En los meses siguientes al tratamiento oncológico hemos obtenido buenos resultados en todas las evaluaciones que le han hecho para descartar posibles secuelas de la quimioterapia y de la lesión en diferentes áreas -neurocirugía, endocrinología, oftalmología, fisiatría, otorrinolaringología-, y los estudios de imágenes dicen que todo está bien en la zona de peligro.

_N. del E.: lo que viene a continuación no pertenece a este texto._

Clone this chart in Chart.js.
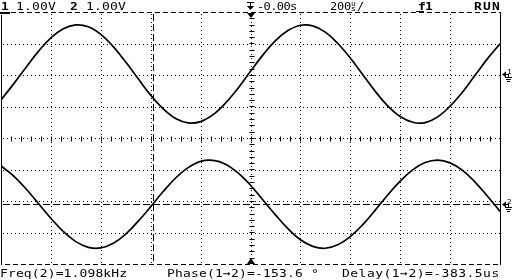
<!DOCTYPE html>
<html>
<head>
<meta charset="utf-8">
<script src="https://cdn.jsdelivr.net/npm/chart.js@4.4.0/dist/chart.umd.min.js"></script>
<style>
html, body { margin: 0; padding: 0; background: #fff; }
#wrap { width: 512px; height: 280px; }
</style>
</head>
<body>
<div id="wrap"><canvas id="scope" width="512" height="280"></canvas></div>
<script>
// sample times in us from trigger (200 us/div, 10 divisions)
const timeUs = [-1000, -950, -900, -850, -800, -750, -700, -650, -600, -550,
                -500, -450, -400, -350, -300, -250, -200, -150, -100, -50,
                0, 50, 100, 150, 200, 250, 300, 350, 400, 450,
                500, 550, 600, 650, 700, 750, 800, 850, 900, 950, 1000];
// traces, in divisions (1.00 V/div)
const ch1Div = [1.21, 1.71, 2.24, 2.75, 3.18, 3.47, 3.59, 3.53, 3.29, 2.90,
                2.41, 1.88, 1.36, 0.93, 0.62, 0.48, 0.52, 0.74, 1.11, 1.58,
                2.12, 2.64, 3.09, 3.41, 3.58, 3.56, 3.36, 3.00, 2.54, 2.01,
                1.48, 1.02, 0.68, 0.50, 0.49, 0.67, 1.01, 1.46, 1.99, 2.52, 2.99];
const ch2Div = [-0.89, -1.20, -1.61, -2.08, -2.55, -2.97, -3.29, -3.47, -3.49, -3.34,
                -3.05, -2.64, -2.18, -1.70, -1.27, -0.94, -0.74, -0.71, -0.83, -1.11,
                -1.50, -1.97, -2.44, -2.88, -3.23, -3.44, -3.50, -3.39, -3.13, -2.75,
                -2.29, -1.81, -1.37, -1.01, -0.78, -0.70, -0.79, -1.03, -1.40, -1.85, -2.33];
const xGridUs = [-800, -600, -400, -200, 200, 400, 600, 800];
const yGridDiv = [-3, -2, -1, 1, 2, 3];
const ch1Ref = 2.03;
const ch2Ref = -2.1;
const cursorUs = -390;

function mono(ctx, str, x, y, adv, size, bold) {
    ctx.save();
    ctx.font = (bold ? 'bold ' : '') + size + 'px "DejaVu Sans Mono"';
    ctx.translate(x, y);
    ctx.scale(1, 0.85);
    for (let i = 0; i < str.length; i++) {
        ctx.fillText(str[i], i * adv, 0);
    }
    ctx.restore();
}

function hLine(ctx, x0, x1, y) {
    ctx.beginPath();
    ctx.moveTo(x0, y);
    ctx.lineTo(x1, y);
    ctx.stroke();
}
function vLine(ctx, x, y0, y1) {
    ctx.beginPath();
    ctx.moveTo(x, y0);
    ctx.lineTo(x, y1);
    ctx.stroke();
}

const scopeGrid = {
    id: 'scopeGrid',
    beforeDatasetsDraw(chart) {
        const ctx = chart.ctx;
        const a = chart.chartArea;
        const x = chart.scales.x, y = chart.scales.y;
        const px = v => Math.round(x.getPixelForValue(v)) + 0.5;
        const py = v => Math.round(y.getPixelForValue(v)) + 0.5;
        ctx.save();
        ctx.strokeStyle = '#000';
        ctx.fillStyle = '#000';
        ctx.lineWidth = 1;

        // dotted grid
        ctx.setLineDash([1, 3]);
        xGridUs.forEach(v => vLine(ctx, px(v), a.top + 2, a.bottom));
        yGridDiv.forEach(v => hLine(ctx, a.left + 2, a.right, py(v)));
        // center axes
        vLine(ctx, px(0), a.top + 2, a.bottom);
        hLine(ctx, a.left + 2, a.right, py(0));
        ctx.setLineDash([]);
        for (let t = -960; t <= 960; t += 40) {
            vLine(ctx, px(t), py(0) - 2, py(0) + 3);
        }
        for (let d = -3.8; d <= 3.81; d += 0.2) {
            hLine(ctx, px(0) - 2, px(0) + 3, py(d));
        }

        // cursors
        ctx.setLineDash([7, 3]);
        vLine(ctx, px(cursorUs), a.top + 2, a.bottom);
        hLine(ctx, a.left + 2, a.right, py(ch2Ref));

        // border: dashed top and bottom, solid sides
        ctx.setLineDash([5, 3]);
        hLine(ctx, a.left + 10, a.right, Math.round(a.top) + 0.5);
        hLine(ctx, a.left + 4, a.right, Math.round(a.bottom) + 0.5);
        ctx.setLineDash([]);
        vLine(ctx, Math.round(a.left) + 0.5, a.top + 3, a.bottom + 1);
        vLine(ctx, Math.round(a.right) + 0.5, a.top, a.bottom + 1);
        ctx.fillRect(0, Math.round(a.top), 10, 2);

        // trigger position markers
        const cx = px(0) - 0.5;
        ctx.beginPath();
        ctx.moveTo(cx - 4, a.top + 1); ctx.lineTo(cx + 4, a.top + 1); ctx.lineTo(cx, a.top + 6);
        ctx.fill();
        ctx.beginPath();
        ctx.moveTo(cx - 4, a.bottom); ctx.lineTo(cx + 4, a.bottom); ctx.lineTo(cx, a.bottom - 6);
        ctx.fill();
        ctx.restore();
    },
    afterDraw(chart) {
        const ctx = chart.ctx;
        const a = chart.chartArea;
        const y = chart.scales.y;
        ctx.save();
        ctx.fillStyle = '#000';
        ctx.strokeStyle = '#000';
        ctx.lineWidth = 1;
        ctx.textBaseline = 'alphabetic';

        // top status line
        mono(ctx, '1', 1, 10, 8, 13, true);
        mono(ctx, '1.00V', 16, 10, 8, 13, false);
        mono(ctx, '2', 70, 10, 8, 13, true);
        mono(ctx, '1.00V', 86, 10, 8, 13, false);
        // trigger delay glyph
        hLine(ctx, 247, 254, 2.5);
        vLine(ctx, 250.5, 2, 8);
        ctx.beginPath();
        ctx.moveTo(247, 6); ctx.lineTo(254, 6); ctx.lineTo(250.5, 10);
        ctx.fill();
        mono(ctx, '-0.00s', 257, 10, 6.6, 12, false);
        mono(ctx, '200', 330, 10, 7, 12, false);
        mono(ctx, 'u', 351, 6, 5, 8, false);
        mono(ctx, 's', 351, 11, 5, 8, false);
        mono(ctx, '/', 357, 10, 7, 12, false);
        // trigger source
        mono(ctx, 'f', 418, 10, 7, 13, true);
        hLine(ctx, 416, 424, 11.5);
        mono(ctx, '1', 425, 10, 7, 13, true);
        mono(ctx, 'RUN', 474, 10, 9, 13, true);

        // channel ground markers at the right edge
        [[ch1Ref, '1'], [ch2Ref, '2']].forEach(([ref, lab]) => {
            const yy = Math.round(y.getPixelForValue(ref)) + 0.5;
            ctx.beginPath();
            ctx.moveTo(502, yy); ctx.lineTo(506, yy - 3); ctx.lineTo(506, yy + 3);
            ctx.fill();
            hLine(ctx, 506, 509, yy);
            mono(ctx, lab, 507, yy - 1, 5, 8, false);
            vLine(ctx, 508.5, yy, yy + 3);
            hLine(ctx, 505, 512, yy + 3);
            hLine(ctx, 506, 511, yy + 5);
            hLine(ctx, 507, 510, yy + 7);
        });

        // measurement line
        mono(ctx, 'Freq(2)=1.098kHz', 0, 277, 7.95, 13, false);
        mono(ctx, 'Phase(1\u21922)=-153.6 \u00b0', 167, 277, 8, 13, false);
        mono(ctx, 'Delay(1\u21922)=-383.5us', 342, 277, 8.3, 13, false);
        ctx.restore();
    }
};

const ctx = document.getElementById('scope').getContext('2d');
const scopeChart = new Chart(ctx, {
    type: 'line',
    data: {
        datasets: [
            {
                label: 'CH1',
                data: timeUs.map((t, i) => ({ x: t, y: ch1Div[i] })),
                borderColor: '#000',
                borderWidth: 1.7,
                pointRadius: 0,
                tension: 0.4,
                fill: false
            },
            {
                label: 'CH2',
                data: timeUs.map((t, i) => ({ x: t, y: ch2Div[i] })),
                borderColor: '#000',
                borderWidth: 1.7,
                pointRadius: 0,
                tension: 0.4,
                fill: false
            }
        ]
    },
    options: {
        responsive: false,
        animation: false,
        events: [],
        layout: { padding: { left: 1, right: 12, top: 12, bottom: 16 } },
        plugins: {
            legend: { display: false },
            tooltip: { enabled: false }
        },
        scales: {
            x: { type: 'linear', min: -1000, max: 1000, display: false },
            y: { type: 'linear', min: -4, max: 4, display: false }
        }
    },
    plugins: [scopeGrid]
});
</script>
</body>
</html>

También en estos meses, por una u otra razón, me he cruzado con algunos médicos que preguntan sobre el caso y, cuando les respondo, entre alarmados y aleccionadores, me espetan que cómo tardamos tanto en dar con el diagnóstico, si era algo tan obvio, “con hacer una resonancia bastaba”. Podría hablarles de toda esta odisea, explicarles que no siempre es tan fácil, discutirles, pero prefiero decirles cualquier cosa y guardar mis energías para asuntos importantes, como que mañana salimos de viaje. Pablo irá a la playa luego de más de dos años, quiere llevar unos lentes de sol y yo no he terminado de hacer su maleta.

 

Epílogo

El 10 de enero de 2013 realizaron a Pablo la evaluación semestral de costumbre, un examen llamado espectroscopía que mide la actividad tumoral en la zona afectada –así ya no exista la lesión, aún queda un registro leve-. Demoraron más de la cuenta en la evaluación, una hora. Empezaba a preocuparme cuando el médico encargado se acercó sonreído y nos explicó que, pese a que hace casi dos años que finalizó la quimioterapia, Pablo está mejor que el semestre anterior. Al ver los resultados, su oncólogo dijo que su recuperación está por encima del promedio en casos como el suyo. Su pediatra siempre repite que el niño es un milagro.

 

Texto publicado en el libro «Desvelos y devociones. El pulso y alma de la crónica en Venezuela 2011». Bigott, 2012.